▸ **Exercise**: Only the lines from the top of the listing below to the line that has "[labels1986_2001, labels2001_2013, labels1986_2013];" should be echoed, with both ends kept and pictures left out.

====================

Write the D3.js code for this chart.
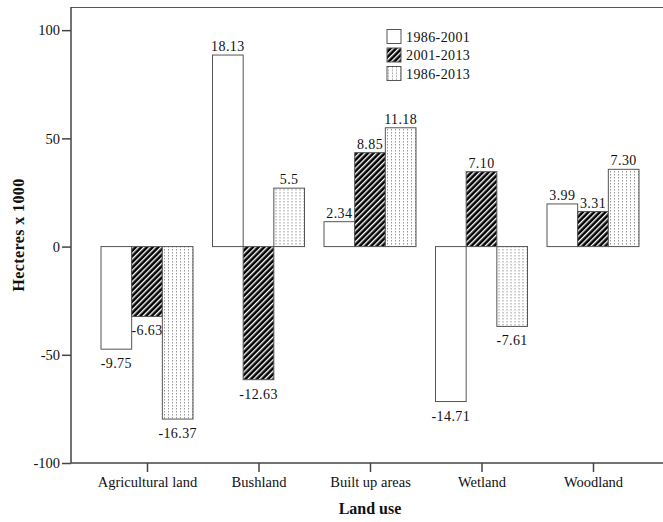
<!DOCTYPE html>
<html>
<head>
<meta charset="utf-8">
<script src="https://cdn.jsdelivr.net/npm/d3@7"></script>
<style>
  body { margin: 0; background: #fff; }
  text { font-family: "Liberation Serif", "Times New Roman", serif; fill: #111; }
</style>
</head>
<body>
<svg width="663" height="522"></svg>
<script>
// land use categories
let categories = ["Agricultural land", "Bushland", "Built up areas", "Wetland", "Woodland"];
let series = ["1986-2001", "2001-2013", "1986-2013"];

// bar heights (hectares x 1000)
let values1986_2001 = [-47.4, 88.5, 11.5, -71.6, 19.7];
let values2001_2013 = [-32.3, -61.5, 43.4, 34.6, 16.2];
let values1986_2013 = [-79.7, 27.0, 54.9, -36.9, 35.7];

// printed labels (percent)
let labels1986_2001 = ["-9.75", "18.13", "2.34", "-14.71", "3.99"];
let labels2001_2013 = ["-6.63", "-12.63", "8.85", "7.10", "3.31"];
let labels1986_2013 = ["-16.37", "5.5", "11.18", "-7.61", "7.30"];

let yTicks = [-100, -50, 0, 50, 100];

let allValues = [values1986_2001, values2001_2013, values1986_2013];
let allLabels = [labels1986_2001, labels2001_2013, labels1986_2013];

let svg = d3.select("svg"),
    width = +svg.attr("width"),
    height = +svg.attr("height");

let plotLeft = 71, plotTop = 7, plotBottom = 463;

let defs = svg.append("defs");
// hatch pattern
let hatch = defs.append("pattern")
    .attr("id", "hatch")
    .attr("patternUnits", "userSpaceOnUse")
    .attr("width", 4).attr("height", 4)
    .attr("patternTransform", "rotate(45)");
hatch.append("rect").attr("width", 4).attr("height", 4).attr("fill", "#000");
hatch.append("rect").attr("x", 0).attr("width", 1.4).attr("height", 4).attr("fill", "#fff");
// dotted pattern
let dots = defs.append("pattern")
    .attr("id", "dots")
    .attr("patternUnits", "userSpaceOnUse")
    .attr("width", 4).attr("height", 3);
dots.append("rect").attr("width", 4).attr("height", 3).attr("fill", "#fff");
dots.append("rect").attr("x", 1).attr("y", 0).attr("width", 1).attr("height", 1.5).attr("fill", "#999");

let fills = ["#fff", "url(#hatch)", "url(#dots)"];

let x = d3.scalePoint()
    .domain(categories)
    .range([147, 593]);

let xSub = d3.scaleBand()
    .domain(series)
    .range([-46, 46]);

let y = d3.scaleLinear()
    .domain([-100, 110.7])
    .range([plotBottom, plotTop]);

// frame top line
svg.append("line")
    .attr("x1", plotLeft).attr("x2", width)
    .attr("y1", plotTop + 0.5).attr("y2", plotTop + 0.5)
    .attr("stroke", "#555").attr("stroke-width", 1.2);

// bars
let groups = svg.append("g").selectAll("g")
    .data(categories)
    .enter().append("g")
    .attr("transform", function(d) { return "translate(" + x(d) + ",0)"; });

groups.each(function(cat, i) {
  let g = d3.select(this);
  series.forEach(function(s, j) {
    let v = allValues[j][i];
    g.append("rect")
      .attr("x", xSub(s))
      .attr("width", xSub.bandwidth())
      .attr("y", v >= 0 ? y(v) : y(0))
      .attr("height", Math.abs(y(v) - y(0)))
      .attr("fill", fills[j])
      .attr("stroke", "#555")
      .attr("stroke-width", 1);
    g.append("text")
      .attr("x", xSub(s) + xSub.bandwidth() / 2)
      .attr("y", v >= 0 ? y(v) - 4 : y(v) + 19)
      .attr("text-anchor", "middle")
      .style("font-size", "14px")
      .style("letter-spacing", "0.4px")
      .text(allLabels[j][i]);
  });
});

// y axis
let yAxis = svg.append("g")
    .attr("transform", "translate(" + plotLeft + ",0)")
    .call(d3.axisLeft(y).tickValues(yTicks).tickFormat(function(d) { return String(d); })
      .tickSize(9).tickPadding(2));
yAxis.select(".domain").attr("d", "M0," + plotTop + "V" + plotBottom);
yAxis.selectAll("line, path").attr("stroke", "#444").attr("stroke-width", 1.5);
yAxis.selectAll("text")
    .style("font-family", "Liberation Serif, serif")
    .style("font-size", "14.5px")
    .attr("fill", "#222");

// x axis
let xAxis = svg.append("g")
    .attr("transform", "translate(0," + plotBottom + ")")
    .call(d3.axisBottom(x).tickSize(9).tickPadding(5));
xAxis.select(".domain").attr("d", "M" + plotLeft + ",0H" + width);
xAxis.selectAll("line, path").attr("stroke", "#444").attr("stroke-width", 1.5);
xAxis.selectAll("text")
    .style("font-family", "Liberation Serif, serif")
    .style("font-size", "14.5px")
    .attr("fill", "#222");

// axis titles
svg.append("text")
    .attr("transform", "translate(24,235) rotate(-90)")
    .attr("text-anchor", "middle")
    .style("font-size", "16px")
    .style("font-weight", "bold")
    .style("letter-spacing", "0.4px")
    .text("Hecteres x 1000");

svg.append("text")
    .attr("x", 370).attr("y", 514)
    .attr("text-anchor", "middle")
    .style("font-size", "16px")
    .style("font-weight", "bold")
    .text("Land use");

// legend
let legend = svg.append("g").selectAll("g")
    .data(series)
    .enter().append("g")
    .attr("transform", function(d, i) { return "translate(387," + (29.5 + i * 18.5) + ")"; });
legend.append("rect")
    .attr("width", 14).attr("height", 14)
    .attr("fill", function(d, i) { return fills[i]; })
    .attr("stroke", "#555");
legend.append("text")
    .attr("x", 19).attr("y", 12)
    .style("font-size", "14px")
    .style("letter-spacing", "0.4px")
    .text(function(d) { return d; });
</script>
</body>
</html>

====================

▸ **Answer to this problem**:
Write the D3.js code for this chart.
<!DOCTYPE html>
<html>
<head>
<meta charset="utf-8">
<script src="https://cdn.jsdelivr.net/npm/d3@7"></script>
<style>
  body { margin: 0; background: #fff; }
  text { font-family: "Liberation Serif", "Times New Roman", serif; fill: #111; }
</style>
</head>
<body>
<svg width="663" height="522"></svg>
<script>
// land use categories
let categories = ["Agricultural land", "Bushland", "Built up areas", "Wetland", "Woodland"];
let series = ["1986-2001", "2001-2013", "1986-2013"];

// bar heights (hectares x 1000)
let values1986_2001 = [-47.4, 88.5, 11.5, -71.6, 19.7];
let values2001_2013 = [-32.3, -61.5, 43.4, 34.6, 16.2];
let values1986_2013 = [-79.7, 27.0, 54.9, -36.9, 35.7];

// printed labels (percent)
let labels1986_2001 = ["-9.75", "18.13", "2.34", "-14.71", "3.99"];
let labels2001_2013 = ["-6.63", "-12.63", "8.85", "7.10", "3.31"];
let labels1986_2013 = ["-16.37", "5.5", "11.18", "-7.61", "7.30"];

let yTicks = [-100, -50, 0, 50, 100];

let allValues = [values1986_2001, values2001_2013, values1986_2013];
let allLabels = [labels1986_2001, labels2001_2013, labels1986_2013];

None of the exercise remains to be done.